A new law makes the anti-avoidance measure known as the “3% annual tax” more user-friendly for overseas investors
A new French law, the “Rectifying Finance Act for 2007”, aims to bring French law in line with European law by modifying an anti-avoidance measure known as the “3% annual tax”. This tax has been a burden on international investors in French real estate, whom the tax was not intended to catch. It was aimed at French private individuals avoiding wealth tax by holding, for example, their holiday homes in the south of France through Liechtenstein Anstalts.
But even though the new law makes the “3% annual tax” easier to deal with for many international investors in French real estate, any such investor still needs to ensure that it is covered by an exemption to the tax. Generally speaking , the “3% annual tax” has not prevented international investment in French real estate. Indeed, the massive influx of foreign money into this asset class over the years proves that the tax has not been a barrier. For most international investors, it has been more of an inconvenience that generates costs for them and revenues for their advisors.
In the case of the purchase of a legal entity as opposed to the real estate itself, the tax has often been an obstacle because it creates difficulties regarding due diligence and warranties.
Where investors are set up in a tax haven, such as a Bermudan insurance company with, for example, a stake in a real estate fund, or have shareholders who wish to remain anonymous for the French tax authorities, the tax is a barrier.
The revenue generated by this anti-avoidance measure amounted to a paltry €35m in 2007, compared with global tax receipts for the same year of around €270bn. These figures confirm the observation of the French finance minister that the tax was “dissuasive” and “rarely paid in practice”.
The measure levies an annual tax of 3% on the market value, on 1 January, of real estate in France held by legal entities, subject to the application of various exemptions.
These usually require certain formalities. Before a legal entity invests in French real estate, other than that used for the operation of its own business, excluding real estate investment, each “branch” of its corporate “tree” must be “stripped” in order to identify the location of each legal entity therein until, at the top of the “tree”, one reaches either an exempt body such as a sovereign state or certain publicly quoted companies or private individuals.
The investor then has to examine each legal entity in the “tree” to see whether its seat is in France, an EU state or a country with which France has concluded a treaty for assistance in the fight against tax fraud and evasion or a treaty containing a clause for equality of tax treatment. Each of these legal entities then has to comply with filing requirements in order to be exempt from the tax. This is an added burden because the requirements often include an annual valuation of the property concerned.

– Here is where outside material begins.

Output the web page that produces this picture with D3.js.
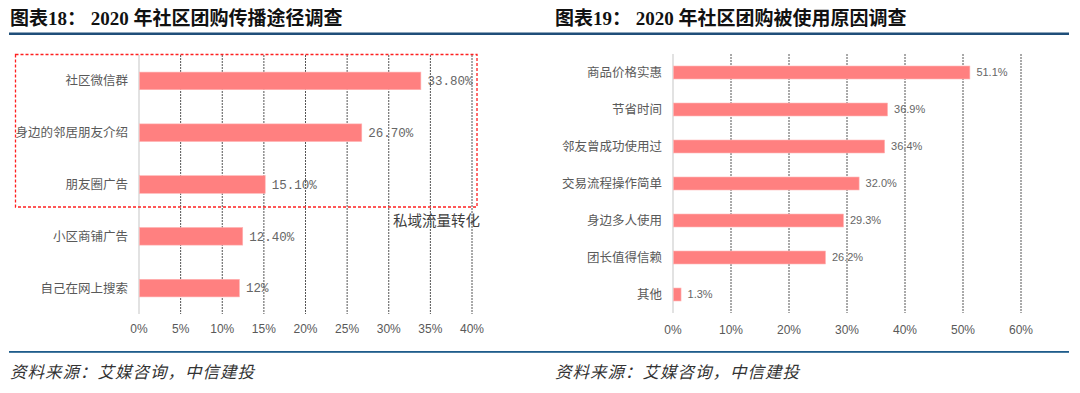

This tax, dating back to 1982, has generated many decisions in the courts and, on three occasions, French law has had to be changed to bring it into line with European law. Although, in some ways, the latest modification in December 2007 has made the tax more user-friendly, especially for sovereign wealth funds, it has narrowed the exemption for publicly quoted companies: in order for them to be exempt, their shares must be the subject of regular and significant trading on a regulated market.